If I had seen a production like this when I was younger, I would have seen that it is possible; Asian actors can be Shakespearean characters simply by playing Shakespearean characters. They just need the opportunity. Wendy Kweh is a great role model for younger generations, and hopefully children of colour from all backgrounds around the country saw the production on their cinema screens through National Theatre Live. And I haven’t even begun to talk about how great Adjoa Andoh was as Casca, or Kit Young as Octavius. I’m sure that the production inspired many young, aspiring actors.
I’m so grateful to see race-blind casting in period productions becoming more and more popular in London, evidenced by many other excellent productions which I’ve seen recently: Six (Arts Theatre, 2017), The Grinning Man (Trafalgar Studios, 2018), Amadeus (The National Theatre, 2018), and Fanny and Alexander (The Old Vic, 2018), to name a few. A special shout-out goes to Amanda Wilkin for absolutely killing it in The Grinning Man as Josiana, the Queen’s sister! Six completely blew me away – a story about Henry VIII’s ex-wives (divorced, beheaded, survived, etc.) which featured several women of colour as British Tudor women (in a pop contest to win the prize for having had the most tragic life, I might add); it was extraordinarily good and very amusing. I can’t wait to buy the soundtrack when it comes out.
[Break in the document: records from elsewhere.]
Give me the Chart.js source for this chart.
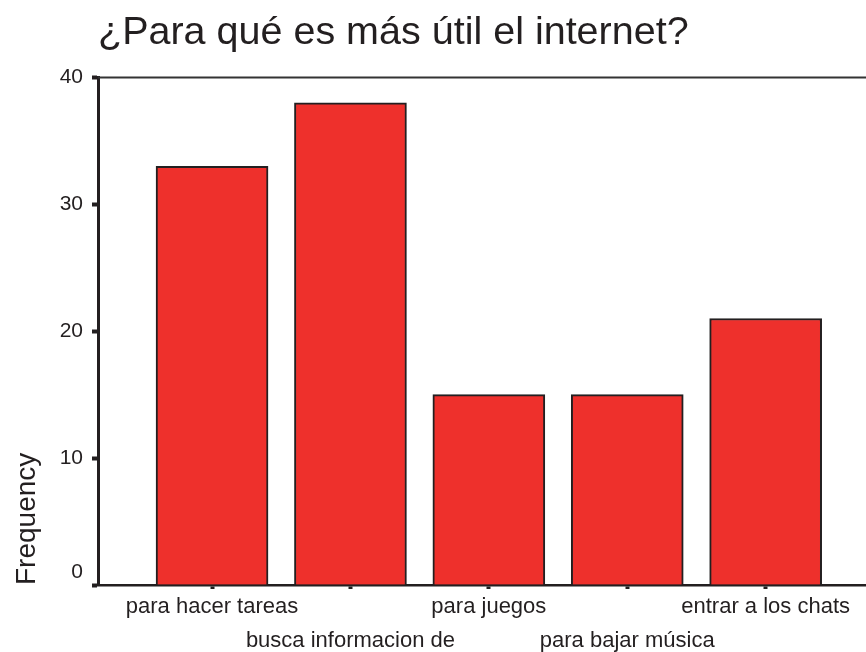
<!DOCTYPE html>
<html>
<head>
<meta charset="utf-8">
<script src="https://cdn.jsdelivr.net/npm/chart.js@4"></script>
<style>
  body { margin: 0; background: #fff; }
</style>
</head>
<body>
<canvas id="grafica" width="866" height="652"></canvas>
<script>
// datos
var categorias = ['para hacer tareas', 'busca informacion de', 'para juegos', 'para bajar música', 'entrar a los chats'];
var frecuencias = [33, 38, 15, 15, 21];
var ticksY = [0, 10, 20, 30, 40];

var negro = '#231f20';

// linea de arriba del marco
var marcoArriba = {
  id: 'marcoArriba',
  afterDraw: function(chart) {
    var a = chart.chartArea;
    var ctx = chart.ctx;
    ctx.save();
    ctx.strokeStyle = '#333';
    ctx.lineWidth = 2;
    ctx.beginPath();
    ctx.moveTo(a.left, a.top);
    ctx.lineTo(a.right, a.top);
    ctx.stroke();
    ctx.restore();
  }
};

var puntos = categorias.map(function(c, i) { return { x: i, y: frecuencias[i] }; });

var ctx = document.getElementById('grafica').getContext('2d');
var grafica = new Chart(ctx, {
  type: 'bar',
  data: {
    datasets: [{
      data: puntos,
      backgroundColor: '#ee302c',
      borderColor: negro,
      borderWidth: 2,
      barThickness: 112
    }]
  },
  options: {
    responsive: false,
    animation: false,
    layout: { padding: 0 },
    plugins: {
      legend: { display: false },
      tooltip: { enabled: false },
      title: {
        display: true,
        text: '¿Para qué es más útil el internet?',
        align: 'start',
        fullSize: false,
        color: negro,
        font: { family: 'Liberation Sans, Arial', size: 39.5, weight: 'normal' },
        padding: { top: 9, bottom: 21 }
      }
    },
    scales: {
      x: {
        type: 'linear',
        offset: false,
        min: -0.824,
        max: 4.725,
        afterBuildTicks: function(s) {
          s.ticks = categorias.map(function(c, i) { return { value: i }; });
        },
        afterFit: function(s) { s.height = 67; },
        border: { display: true, color: negro, width: 2.5 },
        grid: { offset: false, drawOnChartArea: false, tickLength: 4, tickWidth: 4, color: negro },
        ticks: {
          autoSkip: false,
          maxRotation: 0,
          minRotation: 0,
          padding: 1,
          color: negro,
          font: { family: 'Liberation Sans, Arial', size: 22, lineHeight: '34px' },
          callback: function(v) {
            var i = Math.round(v);
            return i % 2 === 0 ? categorias[i] : ['', categorias[i]];
          }
        }
      },
      y: {
        min: 0,
        max: 40,
        afterBuildTicks: function(s) {
          s.ticks = ticksY.map(function(v) { return { value: v }; });
        },
        afterFit: function(s) { s.width = 98; },
        border: { display: true, color: negro, width: 3 },
        grid: { drawOnChartArea: false, tickLength: 6, tickWidth: 4, color: negro },
        ticks: {
          padding: 9,
          color: negro,
          font: { family: 'Liberation Sans, Arial', size: 21 },
          callback: function(v) { return v === 0 ? ['0', ''] : String(v); }
        },
        title: {
          display: true,
          text: 'Frequency',
          align: 'start',
          color: negro,
          font: { family: 'Liberation Sans, Arial', size: 28 },
          padding: { top: 10, bottom: 0 }
        }
      }
    }
  },
  plugins: [marcoArriba]
});
</script>
</body>
</html>
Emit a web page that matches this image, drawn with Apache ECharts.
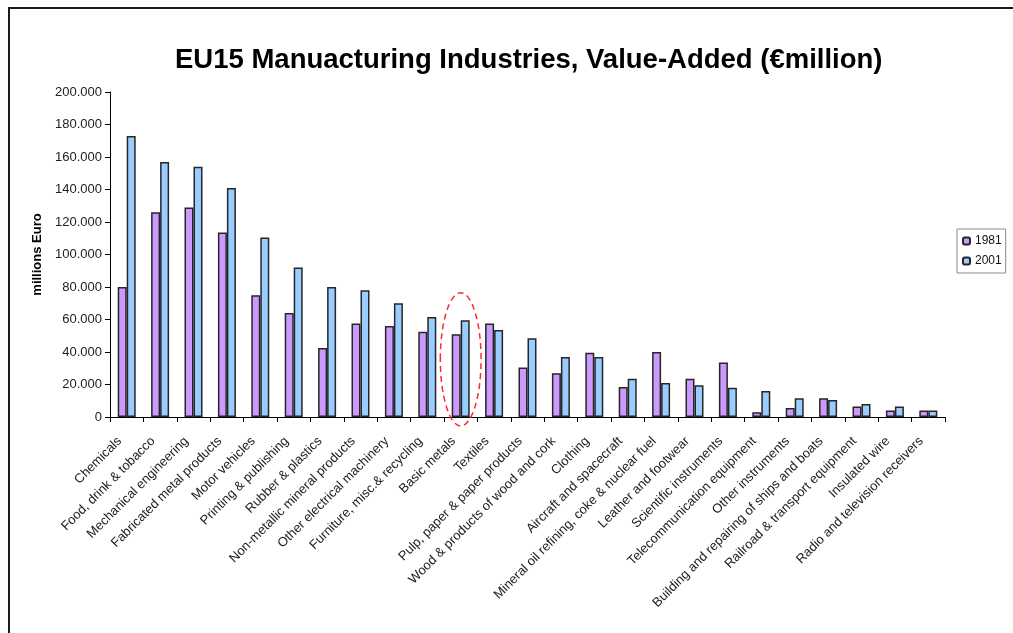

I think that Hamilton, of course, was historically influential in making race-blind casting in period dramas more mainstream. It’s great that because of the Hamilton effect, more roles are becoming accessible to actors of colour in the West End. I’m sure that younger audience members are very inspired. So, bravo to London’s theatres and production companies! As ever, the stage is leading the way and at the cutting-edge of progression and social issues. There is now a large gap between period drama onstage and onscreen. If only we could see the same kind of representation on TV and film. Time to step up, folks! Let’s shake things up.